What you have to do:
Repeat, please, only the lines from the top of the data down to the line with "(0,0) rectangle (1292,598);"; include both of those lines.

Material:
● ● ● ● ● ● ●

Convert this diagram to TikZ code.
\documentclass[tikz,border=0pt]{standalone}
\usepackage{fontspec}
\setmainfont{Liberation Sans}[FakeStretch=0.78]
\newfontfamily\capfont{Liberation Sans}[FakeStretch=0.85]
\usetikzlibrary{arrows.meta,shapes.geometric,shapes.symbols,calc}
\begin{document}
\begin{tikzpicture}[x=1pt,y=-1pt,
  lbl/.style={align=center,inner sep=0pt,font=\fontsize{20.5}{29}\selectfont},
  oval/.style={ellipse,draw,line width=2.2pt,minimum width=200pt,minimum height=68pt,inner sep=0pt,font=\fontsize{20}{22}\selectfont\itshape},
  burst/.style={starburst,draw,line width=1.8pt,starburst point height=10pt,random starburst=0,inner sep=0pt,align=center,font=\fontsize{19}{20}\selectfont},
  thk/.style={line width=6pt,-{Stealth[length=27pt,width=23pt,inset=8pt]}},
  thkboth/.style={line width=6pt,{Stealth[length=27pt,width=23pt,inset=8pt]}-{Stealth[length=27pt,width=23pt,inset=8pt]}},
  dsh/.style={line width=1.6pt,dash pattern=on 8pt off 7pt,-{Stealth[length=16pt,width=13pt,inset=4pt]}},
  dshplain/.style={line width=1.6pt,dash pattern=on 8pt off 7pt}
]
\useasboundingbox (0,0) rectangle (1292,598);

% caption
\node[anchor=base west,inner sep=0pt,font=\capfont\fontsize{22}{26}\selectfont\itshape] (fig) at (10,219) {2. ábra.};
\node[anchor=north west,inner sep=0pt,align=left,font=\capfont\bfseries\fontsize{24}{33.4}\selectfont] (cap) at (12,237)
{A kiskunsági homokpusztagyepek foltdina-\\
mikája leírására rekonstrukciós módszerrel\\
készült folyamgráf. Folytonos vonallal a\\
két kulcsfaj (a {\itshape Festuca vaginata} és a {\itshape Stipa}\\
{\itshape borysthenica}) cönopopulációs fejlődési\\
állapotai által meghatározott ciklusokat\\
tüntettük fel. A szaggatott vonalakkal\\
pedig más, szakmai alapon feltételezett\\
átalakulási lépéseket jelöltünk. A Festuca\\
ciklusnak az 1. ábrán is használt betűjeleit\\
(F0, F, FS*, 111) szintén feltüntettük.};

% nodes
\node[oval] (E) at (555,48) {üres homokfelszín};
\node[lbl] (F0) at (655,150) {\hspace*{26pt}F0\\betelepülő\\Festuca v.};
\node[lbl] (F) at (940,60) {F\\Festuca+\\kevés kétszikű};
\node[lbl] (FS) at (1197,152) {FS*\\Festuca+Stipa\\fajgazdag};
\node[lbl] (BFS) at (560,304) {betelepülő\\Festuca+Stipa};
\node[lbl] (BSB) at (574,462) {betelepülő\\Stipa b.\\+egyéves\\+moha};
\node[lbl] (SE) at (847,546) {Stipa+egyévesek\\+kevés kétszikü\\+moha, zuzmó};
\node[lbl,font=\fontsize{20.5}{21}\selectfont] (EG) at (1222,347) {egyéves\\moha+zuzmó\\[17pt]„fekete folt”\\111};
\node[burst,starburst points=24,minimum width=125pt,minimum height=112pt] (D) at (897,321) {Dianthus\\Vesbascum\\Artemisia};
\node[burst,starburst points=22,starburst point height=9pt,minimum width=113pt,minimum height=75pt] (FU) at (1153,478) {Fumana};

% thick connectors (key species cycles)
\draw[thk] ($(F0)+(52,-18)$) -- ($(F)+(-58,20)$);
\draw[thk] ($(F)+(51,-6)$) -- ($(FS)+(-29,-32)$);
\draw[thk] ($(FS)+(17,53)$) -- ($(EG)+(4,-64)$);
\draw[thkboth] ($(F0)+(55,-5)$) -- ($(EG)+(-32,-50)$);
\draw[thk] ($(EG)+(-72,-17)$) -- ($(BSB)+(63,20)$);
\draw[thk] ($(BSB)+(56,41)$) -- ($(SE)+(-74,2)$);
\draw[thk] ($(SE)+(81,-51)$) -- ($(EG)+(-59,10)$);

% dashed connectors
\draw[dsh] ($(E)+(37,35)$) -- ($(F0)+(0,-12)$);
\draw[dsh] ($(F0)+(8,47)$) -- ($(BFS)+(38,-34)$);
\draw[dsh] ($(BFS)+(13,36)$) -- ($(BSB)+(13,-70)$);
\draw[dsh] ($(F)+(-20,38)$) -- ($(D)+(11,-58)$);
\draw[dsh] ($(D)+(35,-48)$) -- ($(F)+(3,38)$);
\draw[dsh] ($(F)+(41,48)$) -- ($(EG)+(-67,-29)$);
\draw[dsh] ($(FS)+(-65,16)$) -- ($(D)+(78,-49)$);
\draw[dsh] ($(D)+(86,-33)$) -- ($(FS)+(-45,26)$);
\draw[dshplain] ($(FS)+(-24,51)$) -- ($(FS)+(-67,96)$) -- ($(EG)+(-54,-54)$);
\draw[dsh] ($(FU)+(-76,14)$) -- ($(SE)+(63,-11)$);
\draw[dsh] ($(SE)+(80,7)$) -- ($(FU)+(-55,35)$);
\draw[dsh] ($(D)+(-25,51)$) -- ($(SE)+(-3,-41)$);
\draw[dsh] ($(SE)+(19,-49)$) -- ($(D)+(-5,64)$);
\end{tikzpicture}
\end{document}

● ● ● ● ● ● ●

Complete answer:
Convert this diagram to TikZ code.
\documentclass[tikz,border=0pt]{standalone}
\usepackage{fontspec}
\setmainfont{Liberation Sans}[FakeStretch=0.78]
\newfontfamily\capfont{Liberation Sans}[FakeStretch=0.85]
\usetikzlibrary{arrows.meta,shapes.geometric,shapes.symbols,calc}
\begin{document}
\begin{tikzpicture}[x=1pt,y=-1pt,
  lbl/.style={align=center,inner sep=0pt,font=\fontsize{20.5}{29}\selectfont},
  oval/.style={ellipse,draw,line width=2.2pt,minimum width=200pt,minimum height=68pt,inner sep=0pt,font=\fontsize{20}{22}\selectfont\itshape},
  burst/.style={starburst,draw,line width=1.8pt,starburst point height=10pt,random starburst=0,inner sep=0pt,align=center,font=\fontsize{19}{20}\selectfont},
  thk/.style={line width=6pt,-{Stealth[length=27pt,width=23pt,inset=8pt]}},
  thkboth/.style={line width=6pt,{Stealth[length=27pt,width=23pt,inset=8pt]}-{Stealth[length=27pt,width=23pt,inset=8pt]}},
  dsh/.style={line width=1.6pt,dash pattern=on 8pt off 7pt,-{Stealth[length=16pt,width=13pt,inset=4pt]}},
  dshplain/.style={line width=1.6pt,dash pattern=on 8pt off 7pt}
]
\useasboundingbox (0,0) rectangle (1292,598);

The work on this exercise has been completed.